Layer Responsibilities¶
- Rename raw source fields into analytics-friendly names.
- Cast order, customer, branch, item, date, money, and coordinate fields.
- Preserve the raw business grain instead of aggregating too early.
- Stage the TCMB EVDS CPI seed at monthly grain.
- Add basic dbt tests for identifiers, required fields, uniqueness, and CPI validity.
Model Summary¶
| Model | Grain | Main role |
|---|---|---|
stg_orders |
One row per order header | Standardizes order IDs, branch/customer IDs, order dates, customer name, and nominal basket value. |
stg_order_details |
One row per order line | Standardizes item IDs, quantities, source unit prices, and paid line totals. |
stg_branch |
One row per branch/town coverage row | Cleans branch geography, branch towns, covered towns, and latitude/longitude values. |
stg_raw_customers |
One row per customer | Parses semicolon-delimited raw customer records into profile and address fields. |
stg_raw_categories |
One row per product item | Exposes product category hierarchy, brand, item code, and item name. |
stg_cpi_monthly |
One row per CPI month | Stages monthly TCMB EVDS CPI index values from the dbt seed. |
Important Grain Notes¶
stg_orders and stg_order_details stay separate because they represent
different facts: order headers and order lines. This keeps basket-level revenue
and line-level product behavior available without forcing one early definition.

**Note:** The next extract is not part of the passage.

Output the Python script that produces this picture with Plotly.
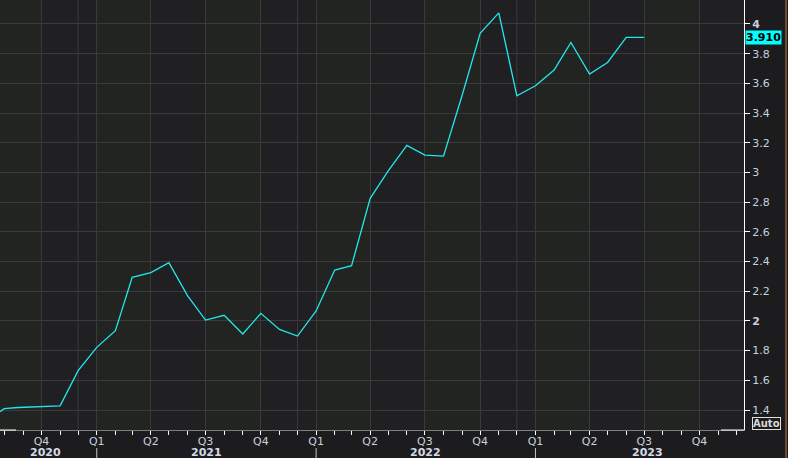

stg_branch is a coverage table, not a one-row-per-branch dimension. A branch
can appear multiple times for different covered towns, so downstream branch fact
models use int_branch_dim when they need a safe one-row-per-branch join.
stg_cpi_monthly is monthly by design. Later revenue and product-pricing models
join to CPI through month keys so nominal values can be converted into January
2021 Turkish lira.
Downstream Use¶
| Analysis path | Staging inputs |
|---|---|
| Revenue and inflation analysis | stg_orders, stg_order_details, stg_cpi_monthly |
| Product price and category analysis | stg_order_details, stg_orders, stg_raw_categories, stg_cpi_monthly |
| Customer health, growth, and retention analysis | stg_orders, stg_order_details, stg_raw_customers |
| Regional revenue and branch analysis | stg_orders, stg_order_details, stg_branch, stg_raw_categories |
Validation Focus¶
The staging tests check that key identifiers and required fields are present, that unique source entities remain unique where expected, and that CPI values are valid before they are used in inflation-adjusted metrics.